Security Analysis: Chapter 2 Summary
Security Analysis is a "must have" book for any serious investor written by Benjamin Graham, David Dodd and recommended by Warren Buffett
Welcome back to the Security Analysis series. In this chapter of “Security Analysis”, Graham and David focused on the elements in security analysis, both quantitative and qualitative. Check out the list of preceding chapters if you’d like to get caught up:
Chapter 1 Summary: The scope and Limitations of Security Analysis. The Concept of Intrinsic Value
Chapter 2 Title: Fundamental Elements in the Problem of Analysis. Quantitative and Qualitative Factors
The objective of security analysis is to answer the following questions:
What security should be bought, sold or retained at what price and when by who?
Four major elements in security analysis:
The security: often times attractive securities are sold at a high price and unattractive securities are traded at a low price. Experiences show that less money has been lost by most investors though paying a high price on an attractive security than paying low price on an unattractive security. Thus, the principle for untrained investors is “Do not put money in a low-grade enterprise on any terms”. The principle for security analysts is “Nearly every issue might conceivably be cheap in one price range an dear in another”.
The price: paying a wrong price for a security is like buying a wrong security. The new-era theory has left price out of reckoning which produces disastrous consequences.

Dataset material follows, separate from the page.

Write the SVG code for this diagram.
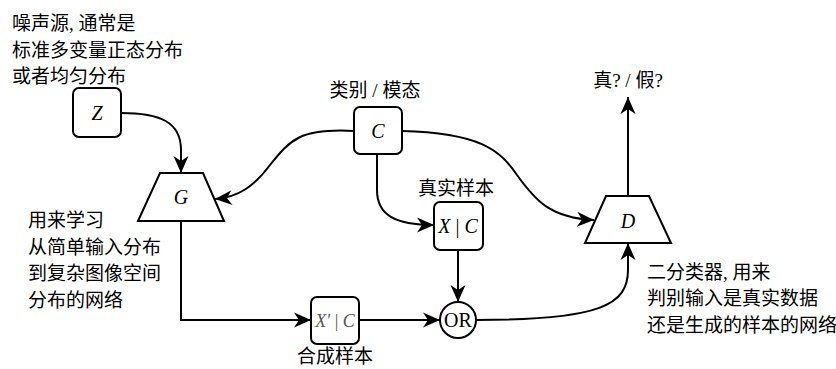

The time: the time factor may affect the conclusion in various ways. All securities are influenced to some extent by the current view of a business and its outlook. Security analysis should concern itself as much as possible with the methods which are valid at all times under all ordinary conditions.
The person: consider the financial position of the intending buyer, their individual competence, temperament, preferences.

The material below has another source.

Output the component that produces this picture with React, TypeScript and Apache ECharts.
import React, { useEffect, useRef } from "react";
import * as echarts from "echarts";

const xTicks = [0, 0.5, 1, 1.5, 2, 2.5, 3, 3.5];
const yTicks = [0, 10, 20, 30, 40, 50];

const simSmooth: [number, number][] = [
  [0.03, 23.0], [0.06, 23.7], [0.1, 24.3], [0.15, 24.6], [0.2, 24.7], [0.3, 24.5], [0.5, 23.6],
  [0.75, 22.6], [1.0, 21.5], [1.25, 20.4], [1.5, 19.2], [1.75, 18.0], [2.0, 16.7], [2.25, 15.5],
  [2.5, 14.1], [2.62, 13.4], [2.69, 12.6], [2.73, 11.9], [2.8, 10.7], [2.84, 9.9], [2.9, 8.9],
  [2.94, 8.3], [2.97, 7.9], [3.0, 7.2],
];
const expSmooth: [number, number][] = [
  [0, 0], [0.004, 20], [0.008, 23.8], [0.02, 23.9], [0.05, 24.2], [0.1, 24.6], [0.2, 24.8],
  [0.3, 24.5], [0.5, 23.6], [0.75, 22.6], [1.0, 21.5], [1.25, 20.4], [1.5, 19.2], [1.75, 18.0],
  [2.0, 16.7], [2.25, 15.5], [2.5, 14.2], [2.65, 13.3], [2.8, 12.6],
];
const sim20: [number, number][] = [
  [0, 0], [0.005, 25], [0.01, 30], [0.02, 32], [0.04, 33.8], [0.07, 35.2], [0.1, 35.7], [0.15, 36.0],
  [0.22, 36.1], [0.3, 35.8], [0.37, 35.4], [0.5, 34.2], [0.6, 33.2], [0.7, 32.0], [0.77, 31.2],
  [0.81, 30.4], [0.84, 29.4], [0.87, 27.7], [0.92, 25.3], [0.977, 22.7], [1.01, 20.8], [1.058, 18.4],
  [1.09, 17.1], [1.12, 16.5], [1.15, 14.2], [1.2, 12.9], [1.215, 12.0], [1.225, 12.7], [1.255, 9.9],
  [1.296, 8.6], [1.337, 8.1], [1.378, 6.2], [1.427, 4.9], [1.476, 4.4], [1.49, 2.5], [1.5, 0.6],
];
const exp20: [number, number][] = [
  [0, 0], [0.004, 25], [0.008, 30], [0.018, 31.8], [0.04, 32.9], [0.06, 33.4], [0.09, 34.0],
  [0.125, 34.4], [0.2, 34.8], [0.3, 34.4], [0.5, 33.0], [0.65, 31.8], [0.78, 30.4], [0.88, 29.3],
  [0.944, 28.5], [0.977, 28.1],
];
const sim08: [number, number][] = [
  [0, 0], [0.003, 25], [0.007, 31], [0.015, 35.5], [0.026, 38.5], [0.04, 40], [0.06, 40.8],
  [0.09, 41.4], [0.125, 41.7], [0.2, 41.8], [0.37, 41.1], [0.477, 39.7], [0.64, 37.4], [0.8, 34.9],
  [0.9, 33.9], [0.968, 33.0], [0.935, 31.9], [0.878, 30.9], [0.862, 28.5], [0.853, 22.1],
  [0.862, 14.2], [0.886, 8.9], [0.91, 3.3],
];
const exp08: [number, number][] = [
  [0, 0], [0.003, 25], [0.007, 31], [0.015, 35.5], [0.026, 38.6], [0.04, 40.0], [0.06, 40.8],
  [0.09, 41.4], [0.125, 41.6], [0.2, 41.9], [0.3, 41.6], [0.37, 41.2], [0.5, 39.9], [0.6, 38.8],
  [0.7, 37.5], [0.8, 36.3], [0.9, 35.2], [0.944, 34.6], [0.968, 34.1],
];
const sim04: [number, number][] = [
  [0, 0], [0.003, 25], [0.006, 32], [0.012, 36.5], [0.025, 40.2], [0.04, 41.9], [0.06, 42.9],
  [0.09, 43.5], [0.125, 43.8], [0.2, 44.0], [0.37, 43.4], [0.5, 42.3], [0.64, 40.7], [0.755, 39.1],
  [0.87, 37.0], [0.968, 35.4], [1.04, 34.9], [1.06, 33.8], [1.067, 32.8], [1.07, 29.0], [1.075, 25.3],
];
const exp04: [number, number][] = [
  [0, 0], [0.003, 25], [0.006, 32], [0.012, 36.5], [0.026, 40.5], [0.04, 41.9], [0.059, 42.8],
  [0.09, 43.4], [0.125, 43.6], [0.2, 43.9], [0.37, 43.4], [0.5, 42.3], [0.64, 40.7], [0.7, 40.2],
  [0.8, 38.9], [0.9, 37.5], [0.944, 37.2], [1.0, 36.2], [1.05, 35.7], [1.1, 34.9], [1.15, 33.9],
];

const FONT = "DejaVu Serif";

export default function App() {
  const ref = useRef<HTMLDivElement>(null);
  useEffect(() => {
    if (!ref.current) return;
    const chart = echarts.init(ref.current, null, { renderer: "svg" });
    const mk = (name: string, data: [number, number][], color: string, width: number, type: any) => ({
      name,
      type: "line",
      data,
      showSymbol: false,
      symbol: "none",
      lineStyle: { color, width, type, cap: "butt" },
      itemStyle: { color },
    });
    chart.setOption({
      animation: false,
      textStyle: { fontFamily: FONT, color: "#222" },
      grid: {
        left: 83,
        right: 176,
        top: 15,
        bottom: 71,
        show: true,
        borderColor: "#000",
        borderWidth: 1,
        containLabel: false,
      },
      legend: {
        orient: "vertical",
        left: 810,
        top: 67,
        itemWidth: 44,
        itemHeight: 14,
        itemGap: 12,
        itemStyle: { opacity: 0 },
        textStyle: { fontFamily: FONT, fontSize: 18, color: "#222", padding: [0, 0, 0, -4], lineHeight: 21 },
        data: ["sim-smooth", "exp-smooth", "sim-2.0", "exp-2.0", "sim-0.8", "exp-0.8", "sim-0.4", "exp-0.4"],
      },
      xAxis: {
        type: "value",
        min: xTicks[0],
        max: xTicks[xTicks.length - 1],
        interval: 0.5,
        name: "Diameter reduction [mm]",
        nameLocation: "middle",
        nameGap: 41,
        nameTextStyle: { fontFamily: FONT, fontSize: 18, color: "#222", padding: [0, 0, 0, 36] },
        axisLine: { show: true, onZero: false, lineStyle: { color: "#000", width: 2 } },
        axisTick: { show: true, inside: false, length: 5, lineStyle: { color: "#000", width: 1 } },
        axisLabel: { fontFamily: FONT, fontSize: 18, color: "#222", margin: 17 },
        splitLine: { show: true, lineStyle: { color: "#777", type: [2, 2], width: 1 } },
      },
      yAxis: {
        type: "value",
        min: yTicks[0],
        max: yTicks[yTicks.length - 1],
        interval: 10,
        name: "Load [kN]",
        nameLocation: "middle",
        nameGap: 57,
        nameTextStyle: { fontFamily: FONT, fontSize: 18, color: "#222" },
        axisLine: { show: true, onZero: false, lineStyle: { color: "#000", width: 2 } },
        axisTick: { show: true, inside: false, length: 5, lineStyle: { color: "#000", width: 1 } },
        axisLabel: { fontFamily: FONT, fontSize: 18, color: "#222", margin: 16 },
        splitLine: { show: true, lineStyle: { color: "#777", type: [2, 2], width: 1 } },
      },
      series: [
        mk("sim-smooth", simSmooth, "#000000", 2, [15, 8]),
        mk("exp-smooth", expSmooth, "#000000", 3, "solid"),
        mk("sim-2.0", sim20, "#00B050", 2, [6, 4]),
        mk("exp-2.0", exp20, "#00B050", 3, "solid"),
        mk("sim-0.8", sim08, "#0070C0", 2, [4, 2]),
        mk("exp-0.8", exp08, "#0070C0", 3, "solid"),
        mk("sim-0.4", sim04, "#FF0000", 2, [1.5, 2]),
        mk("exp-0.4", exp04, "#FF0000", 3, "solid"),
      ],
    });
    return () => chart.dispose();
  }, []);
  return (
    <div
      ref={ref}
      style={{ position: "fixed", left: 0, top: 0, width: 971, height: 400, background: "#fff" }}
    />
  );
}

Qualitative and quantitative factors in analysis:
To analyze a business, the analyst should consider both quantitative factors and qualitative factors including:
Quantitative factors
Capitalization
Earnings and dividends
Assets and liabilities
Operating statistics
Qualitative factors
The company’s position in the industry
The character of the management
The outlook for the business and the industry in general
Inherent stability
Quantitative factors are more useful than qualitative factors since they are fewer in numbers, easier to obtain, much better suited to forming definitive conclusions. Qualitative factors deal with the nature of the business and the characteristics of the management, both are hard to deal with intelligently.

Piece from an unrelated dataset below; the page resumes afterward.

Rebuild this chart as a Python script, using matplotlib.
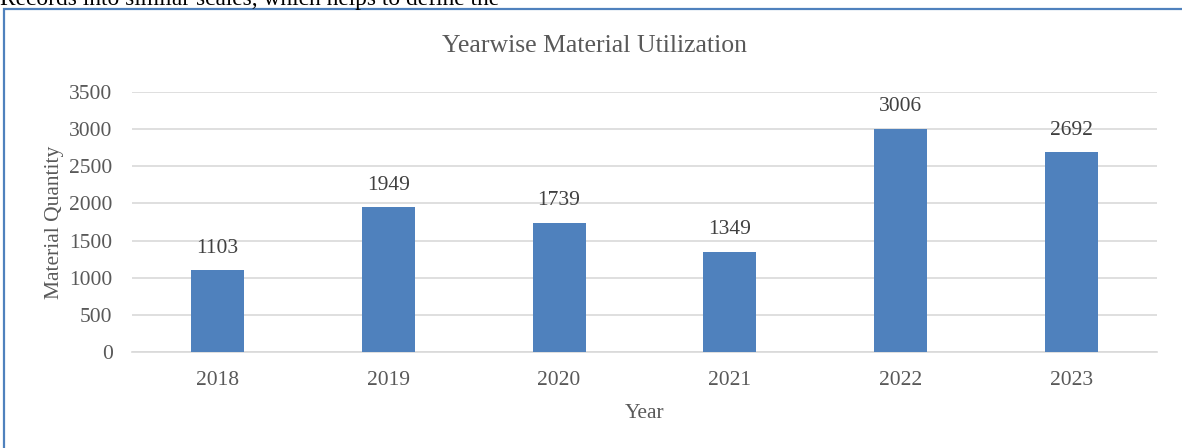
import matplotlib
matplotlib.use("Agg")
import matplotlib.pyplot as plt
from matplotlib.patches import Rectangle

# data
years = ["2018", "2019", "2020", "2021", "2022", "2023"]
quantity = [1103, 1949, 1739, 1349, 3006, 2692]
y_ticks = [0, 500, 1000, 1500, 2000, 2500, 3000, 3500]

BAR = "#4F81BD"
GRID = "#D9D9D9"
TEXT = "#595959"

plt.rcParams["font.family"] = ["Liberation Serif", "DejaVu Serif"]

fig = plt.figure(figsize=(11.82, 4.48), dpi=100)

# surrounding document text (cut off at the top, as in the page) and chart frame
fig.text(0.0, 1.0, "Records into similar scales, which helps to define the",
         ha="left", va="center", fontsize=16.8, color="black")
fig.patches.append(Rectangle((4 / 1182, -0.05), 1.2, (448 - 9) / 448 + 0.05,
                             transform=fig.transFigure, fill=False,
                             edgecolor="#4F81BD", lw=1.6))

ax = fig.add_axes([132 / 1182, (448 - 352) / 448, (1157 - 132) / 1182, 260 / 448])
x = range(len(years))
ax.bar(x, quantity, width=0.31, color=BAR, zorder=3)
for i, v in enumerate(quantity):
    ax.annotate(str(v), (i, v), xytext=(0, 9), textcoords="offset points",
                ha="center", va="bottom", fontsize=15.5, color="#404040")

ax.set_xlim(-0.5, len(years) - 0.5)
ax.set_ylim(0, 3500)
ax.set_yticks(y_ticks)
ax.set_xticks(list(x))
ax.set_xticklabels(years)
ax.grid(axis="y", color=GRID, lw=1.2, zorder=0)
ax.tick_params(length=0, labelsize=15.5, labelcolor=TEXT)
ax.tick_params(axis="x", pad=14)
ax.tick_params(axis="y", pad=14)
for s in ("top", "right", "left"):
    ax.spines[s].set_visible(False)
ax.spines["bottom"].set_color(GRID)
ax.spines["bottom"].set_linewidth(1.2)

ax.set_xlabel("Year", fontsize=15.5, color=TEXT, labelpad=10)
ax.set_ylabel("Material Quantity", fontsize=15.5, color=TEXT, labelpad=4)
fig.text(595 / 1182, 1 - 46 / 448, "Yearwise Material Utilization",
         ha="center", va="center", fontsize=18.5, color=TEXT)

fig.savefig("out.png", dpi=100)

The trend of future earnings
There is an increasing trend of using future earnings to value a business. It is natural to think that a business with a good record can keep increasing earnings in the future, but these expectations often fail to be realized. Some people mistakenly believe it is mathematically sound but future earnings in fact are just assumptions. The trend of future earnings may be repeated but it should not be considered more useful than past data.
Emphasizing on the trend often times results in errors (overvaluation or undervaluation) in security analysis because trends are arbitrary and there is no limit to how far the trends should be projected. Thus, we treat trend as a qualitative factor, something that analyst take into account but his primary aim is not to “profit” from them as to “guard against” them.
Inherent stability
A major factor in qualitative factors is inherent stability. For stability, it means resistance to change and hence greater dependability for the results in the past. For example, company A has maintained its earning power with little changes over the past 30 years, whereas company B’s earnings fell off sharply during the same period of time.
Conclusion
The analyst must pay attention to the judgment of the market place and the business itself. He must have his own viewpoint. Do not be misled by data and know that the value of data varies. For example, 5 year earnings of a railroad company may be sufficient to determine whether an investment is sound, but 5 year earnings of an oil production company is not sufficient for it require two factors; price and production and they may change radically in the future.